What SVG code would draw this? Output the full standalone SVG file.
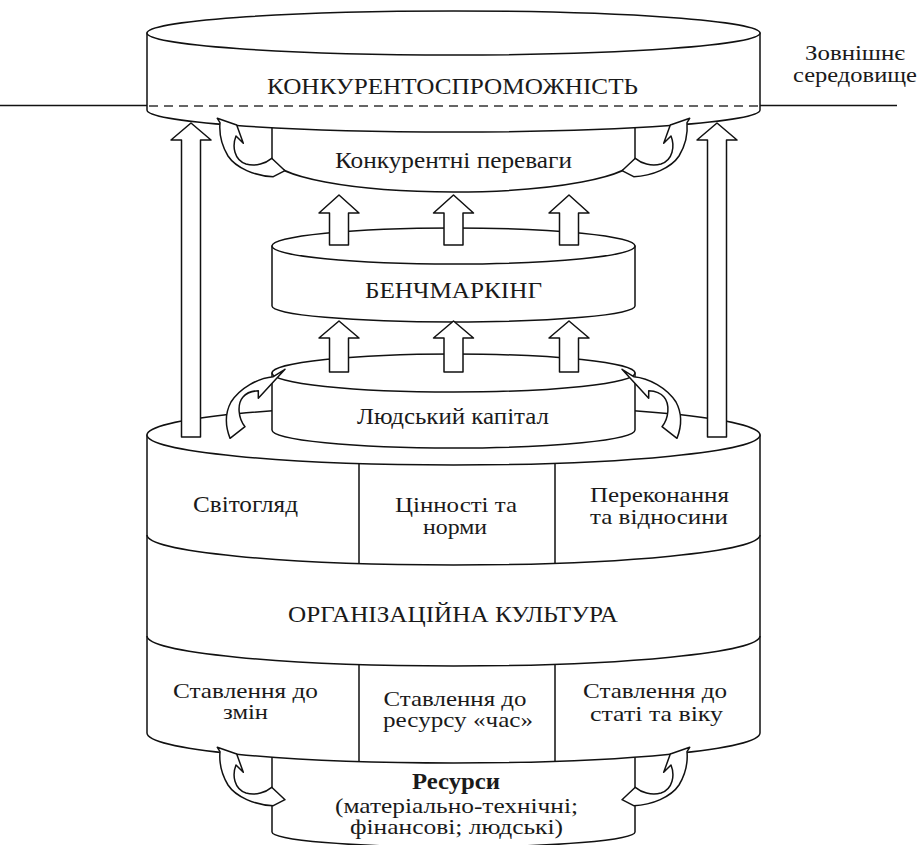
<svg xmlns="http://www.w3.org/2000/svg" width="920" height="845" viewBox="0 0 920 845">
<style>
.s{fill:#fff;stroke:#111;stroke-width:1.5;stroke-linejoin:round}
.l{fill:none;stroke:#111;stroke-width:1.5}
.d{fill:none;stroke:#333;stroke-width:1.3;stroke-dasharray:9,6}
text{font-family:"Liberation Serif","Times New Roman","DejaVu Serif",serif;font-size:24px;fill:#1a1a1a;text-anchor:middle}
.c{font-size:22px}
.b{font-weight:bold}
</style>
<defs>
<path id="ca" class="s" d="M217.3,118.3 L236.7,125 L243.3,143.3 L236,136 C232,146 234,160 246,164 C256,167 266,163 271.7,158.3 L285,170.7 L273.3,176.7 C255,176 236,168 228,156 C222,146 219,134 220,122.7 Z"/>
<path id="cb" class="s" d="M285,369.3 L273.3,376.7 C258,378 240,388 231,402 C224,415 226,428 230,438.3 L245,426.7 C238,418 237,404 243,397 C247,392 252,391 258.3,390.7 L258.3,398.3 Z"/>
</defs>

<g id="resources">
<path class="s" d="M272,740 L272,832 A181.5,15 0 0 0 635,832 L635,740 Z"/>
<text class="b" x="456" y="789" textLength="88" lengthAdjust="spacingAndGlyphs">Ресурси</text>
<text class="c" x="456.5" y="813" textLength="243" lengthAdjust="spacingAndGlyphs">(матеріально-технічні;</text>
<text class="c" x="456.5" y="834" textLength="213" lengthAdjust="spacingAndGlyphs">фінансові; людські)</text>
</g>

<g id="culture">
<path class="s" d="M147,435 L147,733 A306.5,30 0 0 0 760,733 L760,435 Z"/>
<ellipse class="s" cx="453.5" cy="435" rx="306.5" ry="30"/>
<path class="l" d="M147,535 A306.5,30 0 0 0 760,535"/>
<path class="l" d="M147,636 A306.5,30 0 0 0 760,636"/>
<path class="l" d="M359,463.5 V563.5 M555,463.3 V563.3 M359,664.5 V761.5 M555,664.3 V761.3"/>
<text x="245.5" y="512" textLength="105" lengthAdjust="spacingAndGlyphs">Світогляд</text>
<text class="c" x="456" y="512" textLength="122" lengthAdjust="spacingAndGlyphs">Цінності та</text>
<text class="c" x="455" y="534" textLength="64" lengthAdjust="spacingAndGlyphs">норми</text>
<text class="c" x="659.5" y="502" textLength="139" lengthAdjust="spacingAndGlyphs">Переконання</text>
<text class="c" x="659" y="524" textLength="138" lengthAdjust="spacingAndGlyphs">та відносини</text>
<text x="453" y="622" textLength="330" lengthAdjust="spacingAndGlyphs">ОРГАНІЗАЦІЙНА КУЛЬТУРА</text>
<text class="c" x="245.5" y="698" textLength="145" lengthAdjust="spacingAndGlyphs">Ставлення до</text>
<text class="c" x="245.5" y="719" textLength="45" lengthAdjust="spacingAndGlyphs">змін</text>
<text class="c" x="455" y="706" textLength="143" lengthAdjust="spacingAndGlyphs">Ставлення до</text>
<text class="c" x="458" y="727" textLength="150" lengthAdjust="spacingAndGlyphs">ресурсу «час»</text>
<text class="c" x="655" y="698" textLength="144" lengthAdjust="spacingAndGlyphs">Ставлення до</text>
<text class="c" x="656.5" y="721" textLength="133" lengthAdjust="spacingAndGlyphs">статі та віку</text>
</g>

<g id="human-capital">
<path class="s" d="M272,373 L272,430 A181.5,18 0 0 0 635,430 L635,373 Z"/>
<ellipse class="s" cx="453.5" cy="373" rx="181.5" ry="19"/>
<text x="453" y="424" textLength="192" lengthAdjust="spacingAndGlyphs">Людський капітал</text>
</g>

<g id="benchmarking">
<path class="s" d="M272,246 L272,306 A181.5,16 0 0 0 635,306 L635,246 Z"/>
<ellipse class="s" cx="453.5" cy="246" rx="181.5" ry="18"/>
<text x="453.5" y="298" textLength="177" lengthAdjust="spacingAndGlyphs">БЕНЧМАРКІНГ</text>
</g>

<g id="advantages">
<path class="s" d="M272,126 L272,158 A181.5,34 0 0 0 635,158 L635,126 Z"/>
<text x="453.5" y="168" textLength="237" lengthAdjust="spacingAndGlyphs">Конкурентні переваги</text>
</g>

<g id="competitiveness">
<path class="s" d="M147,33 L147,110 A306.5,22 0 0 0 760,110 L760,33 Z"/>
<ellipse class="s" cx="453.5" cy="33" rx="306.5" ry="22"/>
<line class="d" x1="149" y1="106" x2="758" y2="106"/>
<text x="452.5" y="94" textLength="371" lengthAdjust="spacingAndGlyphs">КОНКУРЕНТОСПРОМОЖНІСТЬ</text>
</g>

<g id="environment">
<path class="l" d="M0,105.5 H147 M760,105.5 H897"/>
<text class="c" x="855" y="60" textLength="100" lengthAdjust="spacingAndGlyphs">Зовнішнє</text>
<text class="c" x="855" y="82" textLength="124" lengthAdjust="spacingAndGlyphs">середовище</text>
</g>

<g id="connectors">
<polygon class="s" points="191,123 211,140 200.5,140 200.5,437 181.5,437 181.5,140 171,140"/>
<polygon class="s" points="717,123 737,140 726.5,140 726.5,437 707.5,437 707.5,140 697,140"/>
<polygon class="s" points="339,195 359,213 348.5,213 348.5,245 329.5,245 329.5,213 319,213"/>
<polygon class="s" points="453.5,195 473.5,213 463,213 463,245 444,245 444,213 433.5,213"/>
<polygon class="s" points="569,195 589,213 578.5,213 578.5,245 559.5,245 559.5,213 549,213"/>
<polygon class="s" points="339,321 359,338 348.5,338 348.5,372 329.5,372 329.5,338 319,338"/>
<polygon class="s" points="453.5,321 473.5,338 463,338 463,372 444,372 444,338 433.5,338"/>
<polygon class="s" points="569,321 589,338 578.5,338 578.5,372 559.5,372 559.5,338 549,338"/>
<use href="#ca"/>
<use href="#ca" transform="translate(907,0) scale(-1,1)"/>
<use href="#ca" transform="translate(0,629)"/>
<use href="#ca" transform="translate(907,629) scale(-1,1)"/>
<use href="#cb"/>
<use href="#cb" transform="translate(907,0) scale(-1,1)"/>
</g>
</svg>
-----
Transcribe the material exactly, and leave out whatever pictures it holds.

What SVG code would draw this? Output the full standalone SVG file.
<svg xmlns="http://www.w3.org/2000/svg" width="920" height="845" viewBox="0 0 920 845">
<style>
.s{fill:#fff;stroke:#111;stroke-width:1.5;stroke-linejoin:round}
.l{fill:none;stroke:#111;stroke-width:1.5}
.d{fill:none;stroke:#333;stroke-width:1.3;stroke-dasharray:9,6}
text{font-family:"Liberation Serif","Times New Roman","DejaVu Serif",serif;font-size:24px;fill:#1a1a1a;text-anchor:middle}
.c{font-size:22px}
.b{font-weight:bold}
</style>
<defs>
<path id="ca" class="s" d="M217.3,118.3 L236.7,125 L243.3,143.3 L236,136 C232,146 234,160 246,164 C256,167 266,163 271.7,158.3 L285,170.7 L273.3,176.7 C255,176 236,168 228,156 C222,146 219,134 220,122.7 Z"/>
<path id="cb" class="s" d="M285,369.3 L273.3,376.7 C258,378 240,388 231,402 C224,415 226,428 230,438.3 L245,426.7 C238,418 237,404 243,397 C247,392 252,391 258.3,390.7 L258.3,398.3 Z"/>
</defs>

<g id="resources">
<path class="s" d="M272,740 L272,832 A181.5,15 0 0 0 635,832 L635,740 Z"/>
<text class="b" x="456" y="789" textLength="88" lengthAdjust="spacingAndGlyphs">Ресурси</text>
<text class="c" x="456.5" y="813" textLength="243" lengthAdjust="spacingAndGlyphs">(матеріально-технічні;</text>
<text class="c" x="456.5" y="834" textLength="213" lengthAdjust="spacingAndGlyphs">фінансові; людські)</text>
</g>

<g id="culture">
<path class="s" d="M147,435 L147,733 A306.5,30 0 0 0 760,733 L760,435 Z"/>
<ellipse class="s" cx="453.5" cy="435" rx="306.5" ry="30"/>
<path class="l" d="M147,535 A306.5,30 0 0 0 760,535"/>
<path class="l" d="M147,636 A306.5,30 0 0 0 760,636"/>
<path class="l" d="M359,463.5 V563.5 M555,463.3 V563.3 M359,664.5 V761.5 M555,664.3 V761.3"/>
<text x="245.5" y="512" textLength="105" lengthAdjust="spacingAndGlyphs">Світогляд</text>
<text class="c" x="456" y="512" textLength="122" lengthAdjust="spacingAndGlyphs">Цінності та</text>
<text class="c" x="455" y="534" textLength="64" lengthAdjust="spacingAndGlyphs">норми</text>
<text class="c" x="659.5" y="502" textLength="139" lengthAdjust="spacingAndGlyphs">Переконання</text>
<text class="c" x="659" y="524" textLength="138" lengthAdjust="spacingAndGlyphs">та відносини</text>
<text x="453" y="622" textLength="330" lengthAdjust="spacingAndGlyphs">ОРГАНІЗАЦІЙНА КУЛЬТУРА</text>
<text class="c" x="245.5" y="698" textLength="145" lengthAdjust="spacingAndGlyphs">Ставлення до</text>
<text class="c" x="245.5" y="719" textLength="45" lengthAdjust="spacingAndGlyphs">змін</text>
<text class="c" x="455" y="706" textLength="143" lengthAdjust="spacingAndGlyphs">Ставлення до</text>
<text class="c" x="458" y="727" textLength="150" lengthAdjust="spacingAndGlyphs">ресурсу «час»</text>
<text class="c" x="655" y="698" textLength="144" lengthAdjust="spacingAndGlyphs">Ставлення до</text>
<text class="c" x="656.5" y="721" textLength="133" lengthAdjust="spacingAndGlyphs">статі та віку</text>
</g>

<g id="human-capital">
<path class="s" d="M272,373 L272,430 A181.5,18 0 0 0 635,430 L635,373 Z"/>
<ellipse class="s" cx="453.5" cy="373" rx="181.5" ry="19"/>
<text x="453" y="424" textLength="192" lengthAdjust="spacingAndGlyphs">Людський капітал</text>
</g>

<g id="benchmarking">
<path class="s" d="M272,246 L272,306 A181.5,16 0 0 0 635,306 L635,246 Z"/>
<ellipse class="s" cx="453.5" cy="246" rx="181.5" ry="18"/>
<text x="453.5" y="298" textLength="177" lengthAdjust="spacingAndGlyphs">БЕНЧМАРКІНГ</text>
</g>

<g id="advantages">
<path class="s" d="M272,126 L272,158 A181.5,34 0 0 0 635,158 L635,126 Z"/>
<text x="453.5" y="168" textLength="237" lengthAdjust="spacingAndGlyphs">Конкурентні переваги</text>
</g>

<g id="competitiveness">
<path class="s" d="M147,33 L147,110 A306.5,22 0 0 0 760,110 L760,33 Z"/>
<ellipse class="s" cx="453.5" cy="33" rx="306.5" ry="22"/>
<line class="d" x1="149" y1="106" x2="758" y2="106"/>
<text x="452.5" y="94" textLength="371" lengthAdjust="spacingAndGlyphs">КОНКУРЕНТОСПРОМОЖНІСТЬ</text>
</g>

<g id="environment">
<path class="l" d="M0,105.5 H147 M760,105.5 H897"/>
<text class="c" x="855" y="60" textLength="100" lengthAdjust="spacingAndGlyphs">Зовнішнє</text>
<text class="c" x="855" y="82" textLength="124" lengthAdjust="spacingAndGlyphs">середовище</text>
</g>

<g id="connectors">
<polygon class="s" points="191,123 211,140 200.5,140 200.5,437 181.5,437 181.5,140 171,140"/>
<polygon class="s" points="717,123 737,140 726.5,140 726.5,437 707.5,437 707.5,140 697,140"/>
<polygon class="s" points="339,195 359,213 348.5,213 348.5,245 329.5,245 329.5,213 319,213"/>
<polygon class="s" points="453.5,195 473.5,213 463,213 463,245 444,245 444,213 433.5,213"/>
<polygon class="s" points="569,195 589,213 578.5,213 578.5,245 559.5,245 559.5,213 549,213"/>
<polygon class="s" points="339,321 359,338 348.5,338 348.5,372 329.5,372 329.5,338 319,338"/>
<polygon class="s" points="453.5,321 473.5,338 463,338 463,372 444,372 444,338 433.5,338"/>
<polygon class="s" points="569,321 589,338 578.5,338 578.5,372 559.5,372 559.5,338 549,338"/>
<use href="#ca"/>
<use href="#ca" transform="translate(907,0) scale(-1,1)"/>
<use href="#ca" transform="translate(0,629)"/>
<use href="#ca" transform="translate(907,629) scale(-1,1)"/>
<use href="#cb"/>
<use href="#cb" transform="translate(907,0) scale(-1,1)"/>
</g>
</svg>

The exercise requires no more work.